Tre studiosi nell’ottobre del 1991, hanno elaborato sulla rivista “Nature”, una pubblicazione dal titolo “Working bloody miracles”, che spiegava il fenomeno dello scioglimento del sangue o di ciò che è contenuto nelle ampolle con la “tissotropia”. Si tratterebbe di materiale “tissotropico”, che diventerebbe fluido se sottoposto a sollecitazioni meccaniche, come vibrazioni ed agitazioni (tipo far oscillare le ampolle davanti ai fedeli), e che poi solidificherebbe di nuovo se lasciato al suo posto. Ovviamente questa non è la sede per contestare il miracolo che, come dice il teologo Nicola Bux, serve a “rinsaldare la fede”.
Nell’incertezza, fin quando non ci saranno incontrovertibili spiegazioni scientifiche, è quasi meglio crederci, per non attirare sventure sulla città. La cappella del Tesoro di San Gennaro risale al 1527, derivando proprio da un voto che i napoletani fecero contro tre terribili flagelli: il colera, la guerra franco-spagnola e l’eruzione del Vesuvio. La statua di San Gennaro posta sull’altare maggiore della cappella è attorniata dai busti di ben 51 santi compatroni di Napoli, un tipico culto di derivazione pagana: è evidente infatti come i santi cristiani abbiano di fatto sostituito gli antichi “numi tutelari” dell’epoca greco-romana.
Ma la parte più interessante di questo straordinario edificio sacro, è sicuramente la navata sinistra, dove si apre l’accesso alla scala del torrione del Tesoro Vecchio. In questi ambienti era presente la “Compagnia della morte”, o anche denominata “Confraternita di Santa Restituta dei Neri”.

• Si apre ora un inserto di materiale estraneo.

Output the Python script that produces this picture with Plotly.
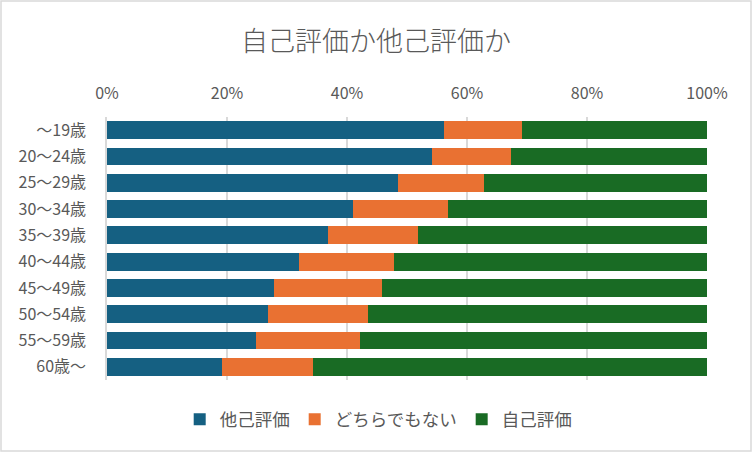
import plotly.graph_objects as go

# 年代別の回答割合（%）
age_groups = ["～19歳", "20～24歳", "25～29歳", "30～34歳", "35～39歳",
              "40～44歳", "45～49歳", "50～54歳", "55～59歳", "60歳～"]
other_eval = [56.2, 54.1, 48.5, 41.0, 36.8, 32.0, 27.8, 26.8, 24.9, 19.2]
neither = [12.9, 13.2, 14.3, 15.9, 15.1, 15.9, 18.1, 16.7, 17.3, 15.1]
self_eval = [30.9, 32.7, 37.2, 43.1, 48.1, 52.1, 54.1, 56.5, 57.8, 65.7]

font_jp = "Noto Sans CJK JP"
gray = "#595959"

series = [
    ("他己評価", other_eval, "#156082"),
    ("どちらでもない", neither, "#E97132"),
    ("自己評価", self_eval, "#196B24"),
]

fig = go.Figure()
for name, vals, color in series:
    fig.add_trace(go.Bar(
        y=age_groups,
        x=vals,
        name=name,
        orientation="h",
        marker_color=color,
        marker_line_width=0,
    ))

fig.update_layout(
    barmode="stack",
    bargap=0.32,
    width=752,
    height=452,
    paper_bgcolor="white",
    plot_bgcolor="white",
    margin=dict(l=107, r=45, t=117, b=72),
    font=dict(family=font_jp, color=gray, size=14),
    title=dict(text="自己評価か他己評価か", x=0.5, xref="container", xanchor="center",
               y=0.908, yanchor="middle", font=dict(size=27, color=gray, weight=300)),
    legend=dict(orientation="h", x=0.452, xanchor="center", y=-0.15, yanchor="middle",
                font=dict(size=17.5, color=gray), traceorder="normal",
                itemwidth=30),
    showlegend=True,
)

fig.update_xaxes(
    side="top",
    range=[0, 100],
    tickvals=[0, 20, 40, 60, 80, 100],
    ticktext=["0%", "20%", "40%", "60%", "80%", "100%"],
    showgrid=True,
    gridcolor="#D9D9D9",
    gridwidth=1.5,
    zeroline=False,
    showline=False,
    ticks="",
    ticklabelstandoff=14,
    tickfont=dict(size=16, color=gray),
)
fig.update_yaxes(
    autorange="reversed",
    showline=True,
    linecolor="#D9D9D9",
    linewidth=1.5,
    ticks="",
    ticklabelstandoff=16,
    tickfont=dict(size=16, color=gray),
)

# グラフ全体の枠線
fig.add_shape(type="rect", xref="paper", yref="paper",
              x0=-106 / 600, x1=(752 - 107 - 1) / 600,
              y0=-71 / 263, y1=(452 - 72 - 1) / 263,
              line=dict(color="#D9D9D9", width=1.5), fillcolor="rgba(0,0,0,0)")

fig.write_html("out.html", config={"displayModeBar": False},
               post_script="document.body.style.margin='0';document.body.style.overflow='hidden';")
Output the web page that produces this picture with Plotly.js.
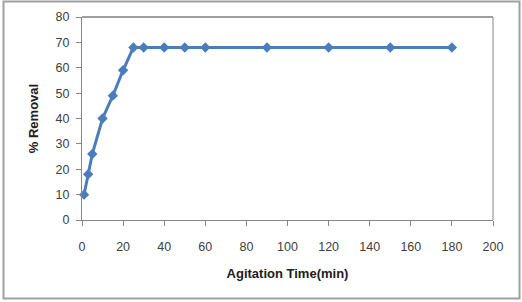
<!DOCTYPE html>
<html>
<head>
<meta charset="utf-8">
<script src="https://cdn.plot.ly/plotly-3.0.1.min.js"></script>
<style>
  html, body { margin: 0; padding: 0; background: #ffffff; }
  #chart { width: 522px; height: 302px; }
</style>
</head>
<body>
<div id="chart"></div>
<script>
// Agitation time (min) against percentage removal
const agitationTime = [1, 3, 5, 10, 15, 20, 25, 30, 40, 50, 60, 90, 120, 150, 180];
const percentRemoval = [10, 18, 26, 40, 49, 59, 68, 68, 68, 68, 68, 68, 68, 68, 68];
const xTickValues = [0, 20, 40, 60, 80, 100, 120, 140, 160, 180, 200];
const yTickValues = [0, 10, 20, 30, 40, 50, 60, 70, 80];

const blue = '#4a7ebb';
const axisGrey = '#868686';
const fontFamily = '"Liberation Sans", Arial, sans-serif';

const trace = {
  x: agitationTime,
  y: percentRemoval,
  type: 'scatter',
  mode: 'lines+markers',
  line: { color: blue, width: 3 },
  marker: { symbol: 'diamond', size: 8, color: blue },
  cliponaxis: false,
  hoverinfo: 'skip'
};

// Plot-area pixel box, used to place the outer frame in paper units
const L = 82, R = 29, T = 17, B = 82, W = 522, H = 302;
const pw = W - L - R, ph = H - T - B;
const px = v => (v - L) / pw;
const py = v => (H - B - v) / ph;

const layout = {
  width: W,
  height: H,
  margin: { l: L, r: R, t: T, b: B, pad: 0 },
  paper_bgcolor: '#ffffff',
  plot_bgcolor: '#ffffff',
  showlegend: false,
  font: { family: fontFamily, size: 12, color: '#404040' },
  xaxis: {
    range: [0, 200],
    tickvals: xTickValues,
    ticktext: xTickValues.map(String),
    showgrid: false,
    zeroline: false,
    showline: true,
    linecolor: axisGrey,
    linewidth: 1,
    ticks: 'outside',
    ticklen: 5,
    tickcolor: axisGrey,
    tickfont: { family: fontFamily, size: 12.5, color: '#404040' },
    ticklabelstandoff: 10,
    title: {
      text: 'Agitation Time(min)',
      font: { family: fontFamily, size: 13, color: '#202020', weight: 'bold' },
      standoff: 15
    },
    fixedrange: true
  },
  yaxis: {
    range: [0, 80],
    tickvals: yTickValues,
    ticktext: yTickValues.map(String),
    showgrid: false,
    zeroline: false,
    showline: true,
    linecolor: axisGrey,
    linewidth: 1,
    ticks: 'outside',
    ticklen: 5,
    tickcolor: axisGrey,
    tickfont: { family: fontFamily, size: 12.5, color: '#404040' },
    ticklabelstandoff: 4,
    title: {
      text: '% Removal',
      font: { family: fontFamily, size: 13, color: '#202020', weight: 'bold' },
      standoff: 14
    },
    fixedrange: true
  },
  shapes: [
    // plot-area border: top and right edges
    { type: 'line', xref: 'paper', yref: 'paper', x0: 0, x1: 1, y0: 1, y1: 1,
      line: { color: '#404040', width: 1 } },
    { type: 'line', xref: 'paper', yref: 'paper', x0: 1, x1: 1, y0: 0, y1: 1,
      line: { color: axisGrey, width: 1 } },
    // outer chart frame
    { type: 'rect', xref: 'paper', yref: 'paper', layer: 'below',
      x0: px(3.5), x1: px(519.5), y0: py(298.5), y1: py(1.5),
      line: { color: '#a0a0a0', width: 2 }, fillcolor: 'rgba(0,0,0,0)' }
  ]
};

Plotly.newPlot('chart', [trace], layout, { displayModeBar: false, staticPlot: true });
</script>
</body>
</html>
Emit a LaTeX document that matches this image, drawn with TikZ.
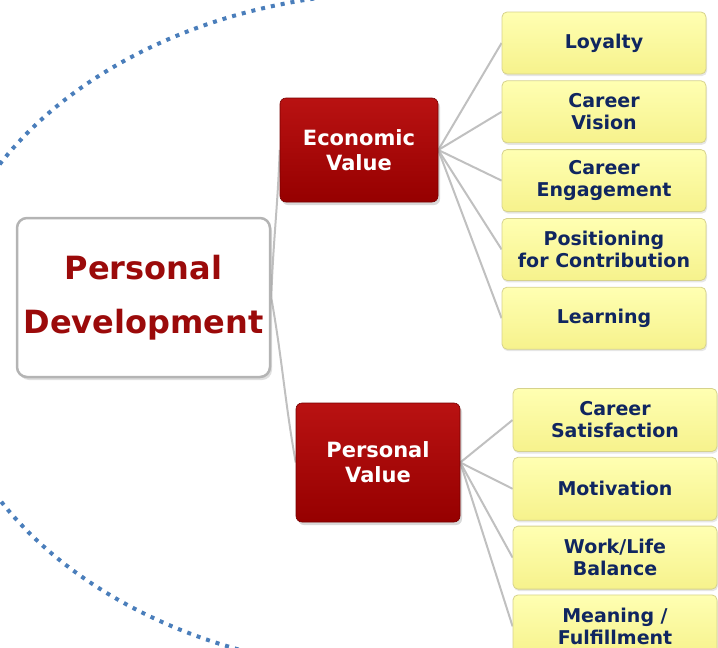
\documentclass[tikz,border=0pt]{standalone}
\usepackage{fontspec}
\setmainfont{DejaVu Sans}
\usetikzlibrary{positioning}
\usetikzlibrary{shadows}
\usetikzlibrary{backgrounds}

\definecolor{rootred}{RGB}{155,10,10}
\definecolor{rootline}{RGB}{180,180,180}
\definecolor{branchtop}{RGB}{185,18,18}
\definecolor{branchbot}{RGB}{150,0,0}
\definecolor{leaftop}{RGB}{255,255,178}
\definecolor{leafbot}{RGB}{246,242,140}
\definecolor{leafline}{RGB}{214,210,140}
\definecolor{leaftext}{RGB}{16,38,96}
\definecolor{linkgray}{RGB}{192,192,192}
\definecolor{arcblue}{RGB}{74,126,187}

\begin{document}
\begin{tikzpicture}[x=1pt,y=-1pt,
  root/.style={draw=rootline,line width=2.5pt,fill=white,rounded corners=10pt,
    minimum width=253pt,minimum height=159pt,inner sep=0pt,align=center,
    text=rootred,font=\fontsize{32}{54}\selectfont\bfseries,
    drop shadow={shadow xshift=2pt,shadow yshift=-3pt,opacity=0.25}},
  branch/.style={draw=branchbot!80!black,line width=0.6pt,rounded corners=6pt,
    top color=branchtop,bottom color=branchbot,inner sep=0pt,align=center,
    text=white,font=\fontsize{21}{25}\selectfont\bfseries,
    drop shadow={shadow xshift=2pt,shadow yshift=-3pt,opacity=0.3}},
  leaf/.style={draw=leafline,line width=0.8pt,rounded corners=5pt,
    top color=leaftop,bottom color=leafbot,minimum width=204pt,
    inner sep=0pt,align=center,text=leaftext,
    font=\fontsize{19}{22}\selectfont\bfseries,
    drop shadow={shadow xshift=1pt,shadow yshift=-2pt,opacity=0.2}},
  link/.style={draw=linkgray,line width=2pt}]
  \useasboundingbox (0,0) rectangle (718,648);
  \clip (0,0) rectangle (718,648);

  %centre
  \node[root] (pd) at (143.5,297.5) {Personal\\Development};
  \node[branch,minimum width=158pt,minimum height=104pt] (ev) at (359,150) {Economic\\Value};
  \node[branch,minimum width=164pt,minimum height=119pt] (pv) at (378,462.5) {Personal\\Value};

  %top
  \node[leaf,minimum height=62pt] (loyalty) at (604,43) {Loyalty};
  \node[leaf,minimum height=62pt,below=6pt of loyalty] (vision) {Career\\Vision};
  \node[leaf,minimum height=62pt,below=6pt of vision] (engage) {Career\\Engagement};
  \node[leaf,minimum height=62pt,below=6pt of engage] (position) {Positioning\\for Contribution};
  \node[leaf,minimum height=62pt,below=6pt of position] (learning) {Learning};

  %bottom
  \node[leaf,minimum height=63pt] (satisf) at (615,420) {Career\\Satisfaction};
  \node[leaf,minimum height=63pt,below=5pt of satisf] (motiv) {Motivation};
  \node[leaf,minimum height=63pt,below=5pt of motiv] (worklife) {Work/Life\\Balance};
  \node[leaf,minimum height=63pt,below=5pt of worklife] (meaning) {Meaning /\\Fulfillment};

  \begin{scope}[on background layer]
    \begin{scope}
      \clip (0,0) rectangle (330,648);
      \draw[arcblue,line width=4pt,dash pattern=on 4pt off 6pt] (406,332) ellipse [x radius=467pt,y radius=340pt];
    \end{scope}
    \draw[link] (pd.east) to[out=88,in=-92] (ev.west);
    \draw[link] (pd.east) to[out=-80,in=100] (pv.west);
    \foreach \n in {loyalty,vision,engage,position,learning}
      \draw[link] (ev.east) -- (\n.west);
    \foreach \n in {satisf,motiv,worklife,meaning}
      \draw[link] (pv.east) -- (\n.west);
  \end{scope}
\end{tikzpicture}
\end{document}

Si trattava di una setta che vestiva il sacco nero e che aveva come compito ufficiale quello di dare sepoltura agli indigenti morti improvvisamente. L’archivio della misteriosa Congregazione fu acquistato solo nel 1982 e, nello stesso anno, pervenne all’archivio d stato, attraverso la soprintendenza archivistica della Campania. In effetti è stato poi ordinato solo di recente, rivelando alcuni documenti interessanti, tra cui si segnala il “Libro della tassa dei fratelli della Congregazione della morte alias “dè Negri”, per godere dei benefici de’ funerali”.
I veri scopi di questa setta sono ancora avvolti da fitte nebbie di incertezza ed hanno originato varie leggende legate al mondo occulto e rituale, di cui parlo nel mio romanzo “Le tenebre dell’anima” (pagg, 92 e ss.). Una porta della navata sinistra conduce alla zona più antica del comprensorio, cioè alla affascinante basilica di santa Restituta, interessante esempio dell’arte paleocristiana napoletana, e da cui si può accedere agli scavi archeologici dei sotterranei del duomo, dove vi sono numerosi resti della città greco-romana, nonché di un vasto complesso di catacombe, che, secondo la tradizione, sarebbero addirittura collegate con Roma.
Scendendo nel sottosuolo del Duomo si scopre il “grembo di Napoli”, da cui la stessa città è nata e che, nonostante i numerosi scavi archeologici che si sono succeduti nel tempo, conserva ancora vaste zone inesplorate e misteri irrisolti.